La sentenza richiamata introduce una novità che non può non essere rilevata. Una novità che incide sul principio del contraddittorio, previsto dalla nostra Costituzione e coessenziale al processo. Un principio di civiltà. Non ci può essere un processo senza contraddittorio. La prova non può essere validamente acquisita senza il contraddittorio fra le parti. Queste devono essere informate sullo svolgimento della procedura e messe in condizione di partecipare e difendersi. Quindi, se manca un congruo preavviso, il processo non può svolgersi. E se si svolgesse gli atti e la sentenza sarebbero nulli.
Ora la Corte costituzionale introduce un’eccezione.  Si vuole scongiurare la paralisi sine die del processo per i delitti di tortura commessi da agenti pubblici, nel caso di impossibilità di notificare personalmente all’imputato gli atti di avvio del processo medesimo a causa della mancata cooperazione dello Stato di appartenenza. Essa infatti, secondo la Consulta, «si risolve nella creazione di un’immunità de facto», che offende i diritti inviolabili della vittima (art. 2 Cost.), il principio di ragionevolezza (art. 3 Cost.) e gli standard di tutela dei diritti umani, recepiti e promossi dalla Convenzione di New York (art. 117, primo comma, Cost.).
D’accordo, ma la Corte con questa eccezione deroga ad un principio coessenziale al processo quale è quello del contraddittorio. Un vulnus grave, seppure fondato - come nel caso Regeni - su comprensibili esigenze di giustizia sostanziale.
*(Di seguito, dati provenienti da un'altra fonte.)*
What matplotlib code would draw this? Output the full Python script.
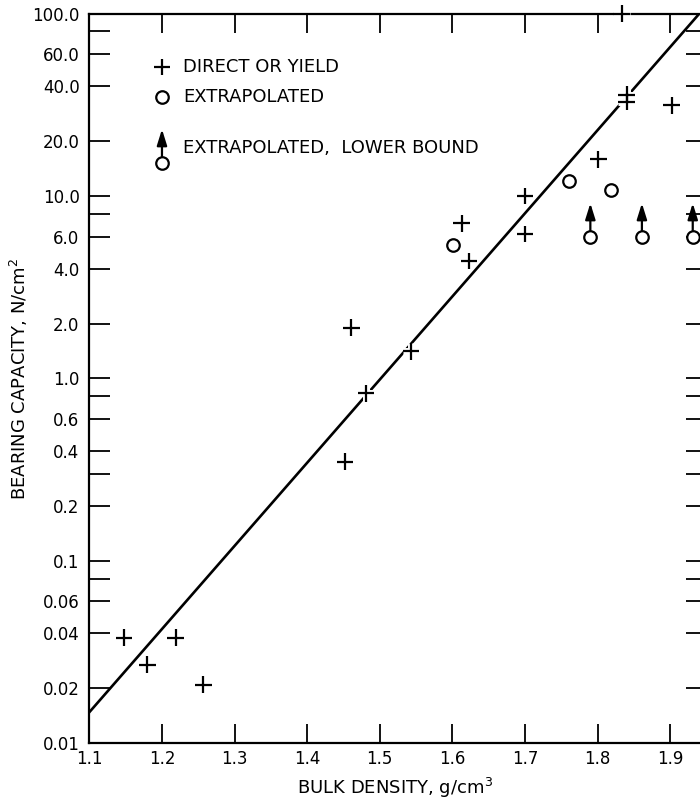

Se ne rende conto la Consulta stessa che trova un rimedio nel diritto dell’imputato a ottenere in ogni fase e grado la riapertura del processo. Ma in questo modo si sana il vulnus originario di un processo senza contraddittorio? Di una condanna senza valido contraddittorio? Il rimedio è peggiore o pari al male? Non si apre così la strada a pericolosi ritorni indietro? (A.P.)